Gupta firm ordered to pay back R600m to Eskom
The Gauteng High Court (Pretoria) has ordered Gupta-linked consultancy Trillian to return almost R600m in fees to Eskom that the court says appears to be the result of a corrupt relationship between Eskom officials and the directors of Trillian.
The contract with Trillian was part of a bigger 2015 contract with global consultancy McKinsey, notes a Business Day report.
While McKinsey agreed in 2018 to repay Eskom the approximately R1bn it had received as part of the contract, Trillian refused to acknowledge that the funds were wrongfully received. The contract is one of several which the parliamentary inquiry into Eskom has identified as tainted by state capture.
McKinsey was the main contractor and Trillian was the black empowerment partner that received some aspects of the contract at the behest of Eskom. The court set aside as ‘unlawful and invalid’ both Eskom’s contract with McKinsey as well as Eskom’s subsequent decisions to make payment to Trillian.
According to a Fin24 report, Eskom said it would consult with its legal advisers on the next step.
‘Eskom welcomes the judgment. We will be engaging with our legal advisers in the next few days to map the way forward and how to enforce the judgment,’ it said.

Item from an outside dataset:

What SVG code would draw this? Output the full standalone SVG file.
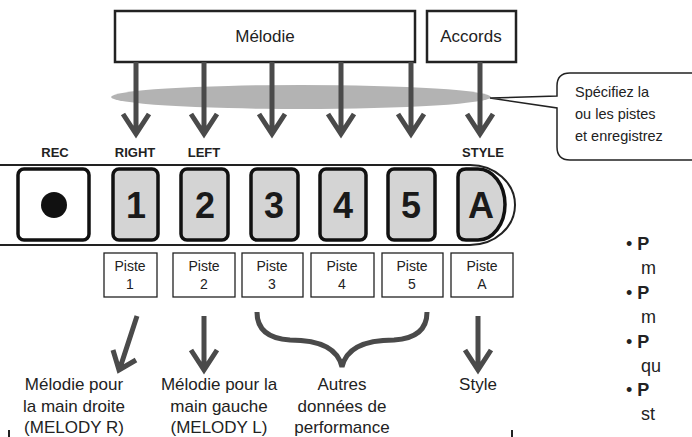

Trillian has also been ordered to pay the costs of the application, according to a Mail & Guardian report.
The judgment – delivered by Judges Selby Baqwa, Moara Tsoka and Dawie Fourie – forms part of Eskom’s battle to undo years of alleged maladministration, says the report.
In court, Eskom argued that Trillian – established by Eric Wood and Gupta lieutenant Salim Essa – benefited from unlawful and corrupt dealings. But Trillian contended that the case for corruption was ‘flimsy at best’ and based on disputed facts.
Mike Hellens SC, counsel for Trillian, argued that allegations of corruption against his client are disputed and cannot be resolved without cross-examination.
But the judgment opposed this view: ‘It is indeed foolhardy to expect the very persons who either acted unlawfully or fraudulently to depose to confirmatory affidavits. In addition, the interest of justice would not only be frustrated by the non-admission of the evidence on the basis that such evidence is hearsay, but this rejection of such evidence would benefit the wrong-doers.’
The judgment also supports the view that a corrupt relationship existed between Essa and former senior Eskom officials, including Anoj Singh and Matshela Koko.
‘It is common cause that it is the same officials who fast-tracked and facilitated payments to Trillian when there was neither factual nor legal basis to do so,’ the judgment reads.
It adds: ‘Corruption is the only issue that Trillian seems, even so feebly, to put in issue. Upon examination of the undisputed facts it seems that even on this aspect Trillian fails to make out a case.’